_Aim of the task:_ Write out every line exactly, from the start of the records below to the line with "import seaborn as sns", and stop there. Don't write out the pictures.

★ ★ ★

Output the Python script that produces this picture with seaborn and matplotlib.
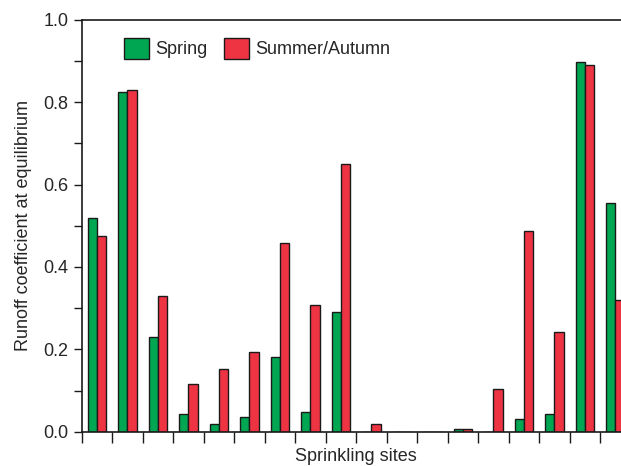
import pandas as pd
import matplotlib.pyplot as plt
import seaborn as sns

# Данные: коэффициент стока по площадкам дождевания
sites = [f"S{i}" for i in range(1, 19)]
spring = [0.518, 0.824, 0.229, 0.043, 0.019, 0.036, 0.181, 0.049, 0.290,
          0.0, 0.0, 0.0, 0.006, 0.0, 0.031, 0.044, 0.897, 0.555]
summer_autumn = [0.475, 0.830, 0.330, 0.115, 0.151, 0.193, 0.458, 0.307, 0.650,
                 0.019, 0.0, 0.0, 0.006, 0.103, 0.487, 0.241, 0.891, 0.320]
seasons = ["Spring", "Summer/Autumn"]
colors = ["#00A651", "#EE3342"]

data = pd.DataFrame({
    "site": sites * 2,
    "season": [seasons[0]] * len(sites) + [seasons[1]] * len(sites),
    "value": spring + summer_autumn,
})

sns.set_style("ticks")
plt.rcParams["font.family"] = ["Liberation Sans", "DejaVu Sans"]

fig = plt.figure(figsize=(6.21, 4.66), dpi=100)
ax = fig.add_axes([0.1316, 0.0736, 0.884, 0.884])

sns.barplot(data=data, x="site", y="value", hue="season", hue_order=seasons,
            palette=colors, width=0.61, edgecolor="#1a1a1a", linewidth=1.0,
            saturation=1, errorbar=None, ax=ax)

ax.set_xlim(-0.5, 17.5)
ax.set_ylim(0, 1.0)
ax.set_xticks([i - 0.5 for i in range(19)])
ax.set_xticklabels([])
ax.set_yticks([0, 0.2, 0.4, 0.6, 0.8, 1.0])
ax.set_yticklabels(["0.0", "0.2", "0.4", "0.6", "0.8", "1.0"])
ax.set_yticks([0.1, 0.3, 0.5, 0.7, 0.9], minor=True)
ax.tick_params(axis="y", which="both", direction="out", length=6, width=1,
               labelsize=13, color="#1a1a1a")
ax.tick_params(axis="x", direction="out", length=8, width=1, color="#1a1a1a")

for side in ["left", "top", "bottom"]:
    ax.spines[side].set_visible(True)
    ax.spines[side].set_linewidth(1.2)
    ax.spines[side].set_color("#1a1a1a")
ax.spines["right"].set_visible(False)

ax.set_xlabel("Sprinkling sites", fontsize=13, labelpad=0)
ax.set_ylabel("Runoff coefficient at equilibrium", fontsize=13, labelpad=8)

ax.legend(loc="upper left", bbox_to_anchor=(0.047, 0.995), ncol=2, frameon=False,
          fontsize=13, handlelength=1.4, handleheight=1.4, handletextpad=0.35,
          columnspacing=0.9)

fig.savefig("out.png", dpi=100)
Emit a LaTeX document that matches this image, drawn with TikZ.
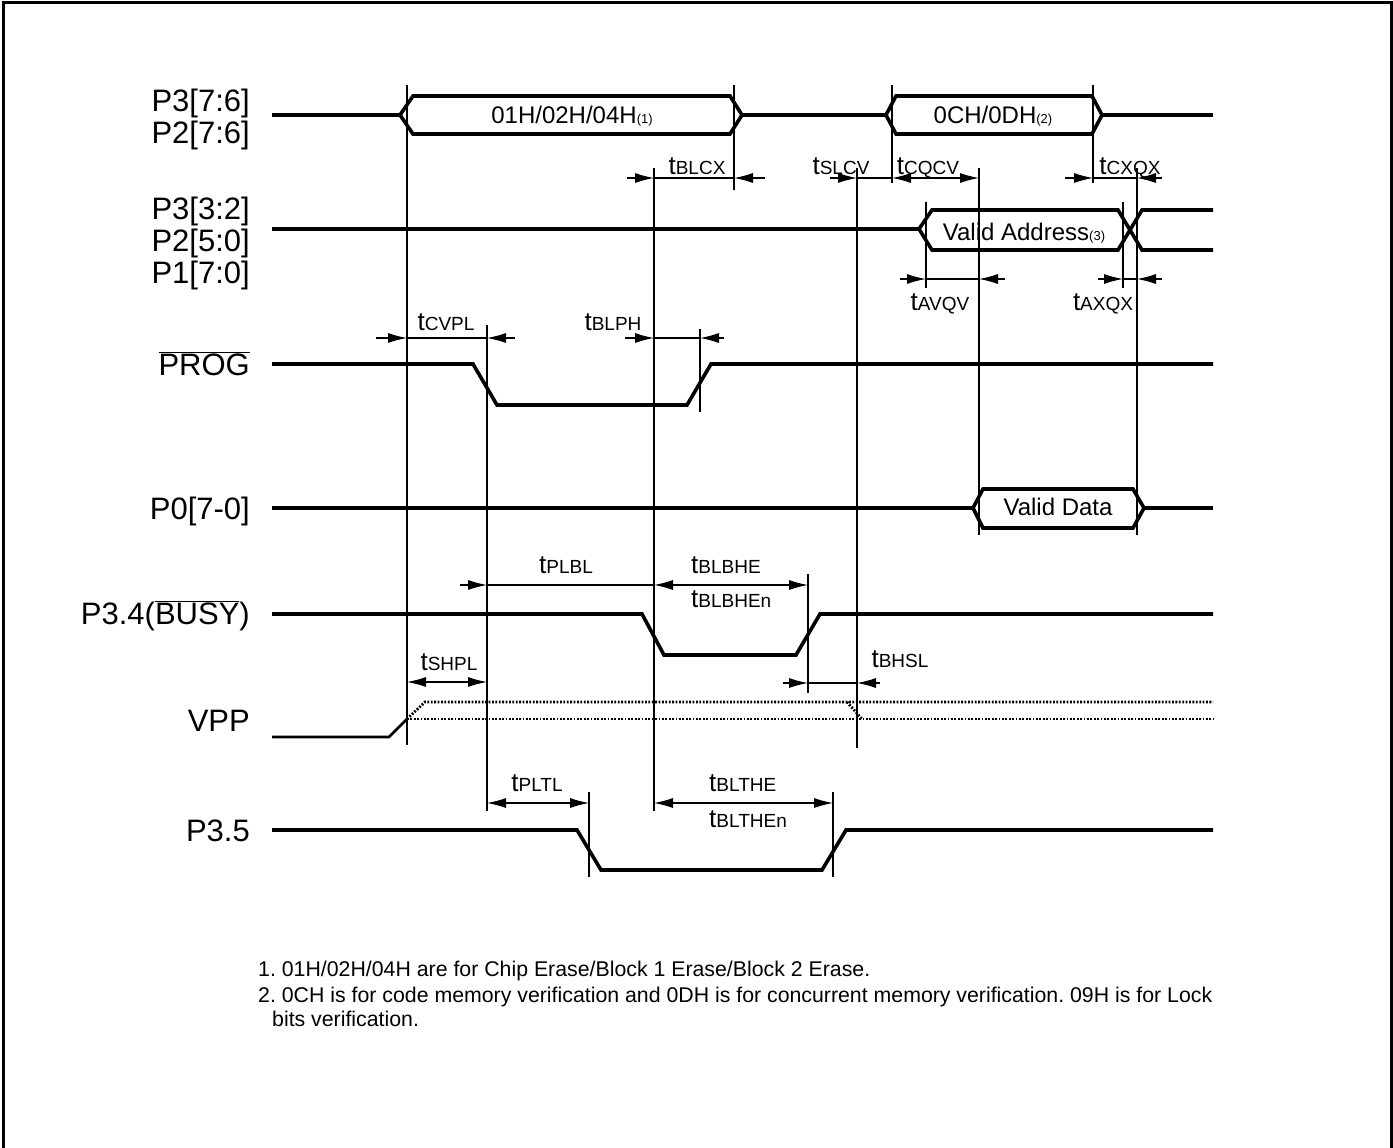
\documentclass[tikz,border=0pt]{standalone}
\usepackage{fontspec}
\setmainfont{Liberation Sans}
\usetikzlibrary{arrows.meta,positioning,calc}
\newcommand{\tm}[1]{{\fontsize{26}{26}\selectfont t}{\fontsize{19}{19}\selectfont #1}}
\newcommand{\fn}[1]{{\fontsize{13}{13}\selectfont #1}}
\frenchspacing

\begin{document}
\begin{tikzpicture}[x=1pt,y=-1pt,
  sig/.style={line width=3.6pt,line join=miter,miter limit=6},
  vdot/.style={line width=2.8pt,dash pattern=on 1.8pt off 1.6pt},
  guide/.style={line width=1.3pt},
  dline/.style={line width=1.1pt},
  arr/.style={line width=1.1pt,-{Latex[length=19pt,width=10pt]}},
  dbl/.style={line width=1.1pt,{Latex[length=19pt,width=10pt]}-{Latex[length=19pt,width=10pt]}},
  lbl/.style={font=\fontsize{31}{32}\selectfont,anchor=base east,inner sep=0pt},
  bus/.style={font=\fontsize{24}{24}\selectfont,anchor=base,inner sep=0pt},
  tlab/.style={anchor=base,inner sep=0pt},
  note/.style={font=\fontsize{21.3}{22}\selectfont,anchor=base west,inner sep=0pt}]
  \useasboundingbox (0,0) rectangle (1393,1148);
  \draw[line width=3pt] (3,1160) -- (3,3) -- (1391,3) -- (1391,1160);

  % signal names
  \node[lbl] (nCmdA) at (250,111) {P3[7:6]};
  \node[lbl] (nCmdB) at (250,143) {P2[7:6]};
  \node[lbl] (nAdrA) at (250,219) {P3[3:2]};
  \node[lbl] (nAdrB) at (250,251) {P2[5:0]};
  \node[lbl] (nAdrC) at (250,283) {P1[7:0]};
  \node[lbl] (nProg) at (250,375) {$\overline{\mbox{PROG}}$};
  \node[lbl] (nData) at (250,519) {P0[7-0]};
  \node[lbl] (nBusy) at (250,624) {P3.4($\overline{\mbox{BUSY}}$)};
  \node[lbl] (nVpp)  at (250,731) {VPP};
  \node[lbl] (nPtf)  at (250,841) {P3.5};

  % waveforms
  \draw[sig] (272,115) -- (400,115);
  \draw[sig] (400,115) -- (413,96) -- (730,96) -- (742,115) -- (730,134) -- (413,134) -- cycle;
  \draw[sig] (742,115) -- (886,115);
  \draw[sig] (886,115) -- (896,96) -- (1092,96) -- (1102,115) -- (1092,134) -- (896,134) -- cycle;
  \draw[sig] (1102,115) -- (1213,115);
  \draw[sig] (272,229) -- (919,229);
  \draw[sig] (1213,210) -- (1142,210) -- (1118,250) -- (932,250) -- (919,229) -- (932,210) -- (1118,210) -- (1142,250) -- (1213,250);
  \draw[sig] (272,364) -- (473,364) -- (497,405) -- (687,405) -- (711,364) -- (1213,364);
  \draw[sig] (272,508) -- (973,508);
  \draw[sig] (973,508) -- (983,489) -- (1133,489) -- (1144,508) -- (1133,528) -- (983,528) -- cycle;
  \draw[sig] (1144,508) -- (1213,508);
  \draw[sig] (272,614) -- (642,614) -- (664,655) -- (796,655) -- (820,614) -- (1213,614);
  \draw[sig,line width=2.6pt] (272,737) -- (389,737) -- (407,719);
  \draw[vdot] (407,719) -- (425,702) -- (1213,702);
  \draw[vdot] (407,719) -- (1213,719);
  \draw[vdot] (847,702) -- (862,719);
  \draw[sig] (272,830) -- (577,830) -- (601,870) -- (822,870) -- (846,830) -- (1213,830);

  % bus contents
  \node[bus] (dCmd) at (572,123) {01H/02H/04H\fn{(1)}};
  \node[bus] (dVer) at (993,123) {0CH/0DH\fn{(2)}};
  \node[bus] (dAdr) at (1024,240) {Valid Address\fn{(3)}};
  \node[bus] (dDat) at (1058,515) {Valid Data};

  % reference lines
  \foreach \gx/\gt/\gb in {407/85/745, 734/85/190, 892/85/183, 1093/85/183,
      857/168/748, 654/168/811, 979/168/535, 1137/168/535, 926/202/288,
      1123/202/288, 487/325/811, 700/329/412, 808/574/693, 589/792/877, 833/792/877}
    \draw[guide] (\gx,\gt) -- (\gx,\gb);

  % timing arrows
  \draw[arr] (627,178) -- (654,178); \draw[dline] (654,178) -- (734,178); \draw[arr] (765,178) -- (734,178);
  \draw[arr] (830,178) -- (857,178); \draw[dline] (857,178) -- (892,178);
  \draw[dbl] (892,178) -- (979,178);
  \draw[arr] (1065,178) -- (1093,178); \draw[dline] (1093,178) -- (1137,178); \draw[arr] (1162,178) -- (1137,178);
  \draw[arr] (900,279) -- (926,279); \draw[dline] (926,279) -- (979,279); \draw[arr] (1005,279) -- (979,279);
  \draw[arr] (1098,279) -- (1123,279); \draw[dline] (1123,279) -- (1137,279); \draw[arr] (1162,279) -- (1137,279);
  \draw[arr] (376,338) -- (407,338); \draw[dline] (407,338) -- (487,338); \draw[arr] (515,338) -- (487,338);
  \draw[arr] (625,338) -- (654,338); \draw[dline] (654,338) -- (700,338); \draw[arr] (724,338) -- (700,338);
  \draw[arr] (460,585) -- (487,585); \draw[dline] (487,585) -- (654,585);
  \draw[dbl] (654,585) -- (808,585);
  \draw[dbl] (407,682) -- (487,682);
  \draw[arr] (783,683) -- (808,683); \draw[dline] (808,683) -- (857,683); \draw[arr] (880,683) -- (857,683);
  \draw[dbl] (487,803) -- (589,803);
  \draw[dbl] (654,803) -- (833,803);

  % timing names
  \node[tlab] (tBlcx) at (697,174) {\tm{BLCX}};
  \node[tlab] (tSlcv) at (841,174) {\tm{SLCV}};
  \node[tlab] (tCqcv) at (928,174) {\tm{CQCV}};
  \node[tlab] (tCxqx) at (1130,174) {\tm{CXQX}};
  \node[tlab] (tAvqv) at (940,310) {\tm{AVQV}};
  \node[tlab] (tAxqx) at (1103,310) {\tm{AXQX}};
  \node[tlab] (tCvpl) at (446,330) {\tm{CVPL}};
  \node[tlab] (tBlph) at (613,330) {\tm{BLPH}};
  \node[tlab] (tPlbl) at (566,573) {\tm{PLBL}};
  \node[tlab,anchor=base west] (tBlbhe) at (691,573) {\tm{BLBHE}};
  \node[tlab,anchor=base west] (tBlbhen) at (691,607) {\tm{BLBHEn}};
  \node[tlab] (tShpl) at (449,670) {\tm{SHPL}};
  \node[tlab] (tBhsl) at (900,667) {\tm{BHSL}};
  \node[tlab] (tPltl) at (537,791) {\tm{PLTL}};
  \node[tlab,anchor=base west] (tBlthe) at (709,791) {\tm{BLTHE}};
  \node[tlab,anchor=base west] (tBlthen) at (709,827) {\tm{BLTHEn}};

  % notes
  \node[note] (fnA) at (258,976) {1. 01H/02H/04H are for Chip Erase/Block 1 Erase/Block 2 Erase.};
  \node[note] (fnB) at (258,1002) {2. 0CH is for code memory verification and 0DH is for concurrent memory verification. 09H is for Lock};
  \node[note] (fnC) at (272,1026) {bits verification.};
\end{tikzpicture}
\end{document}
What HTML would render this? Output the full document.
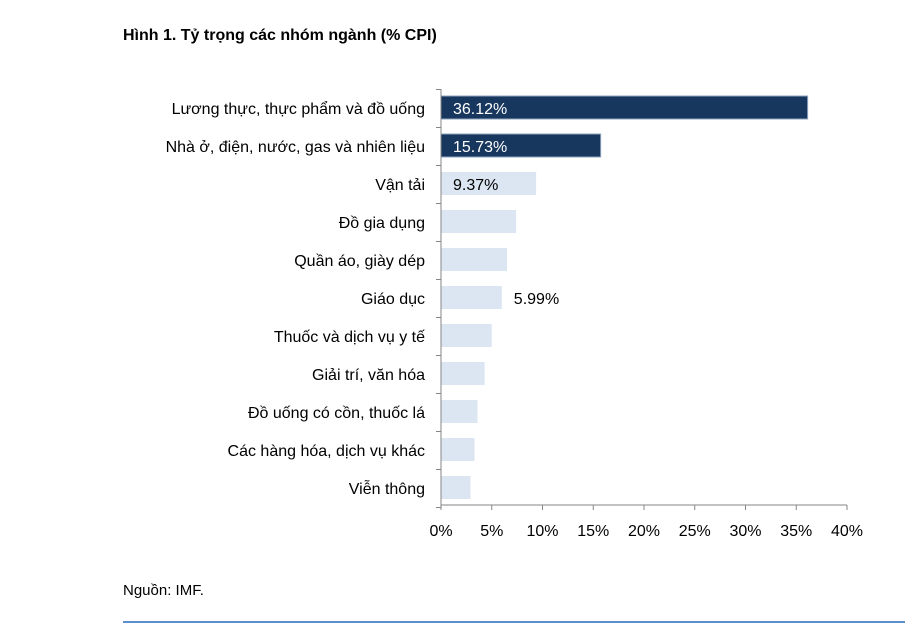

★ ★ ★

_Result for this exercise:_
Output the Python script that produces this picture with seaborn and matplotlib.
import pandas as pd
import matplotlib.pyplot as plt
import seaborn as sns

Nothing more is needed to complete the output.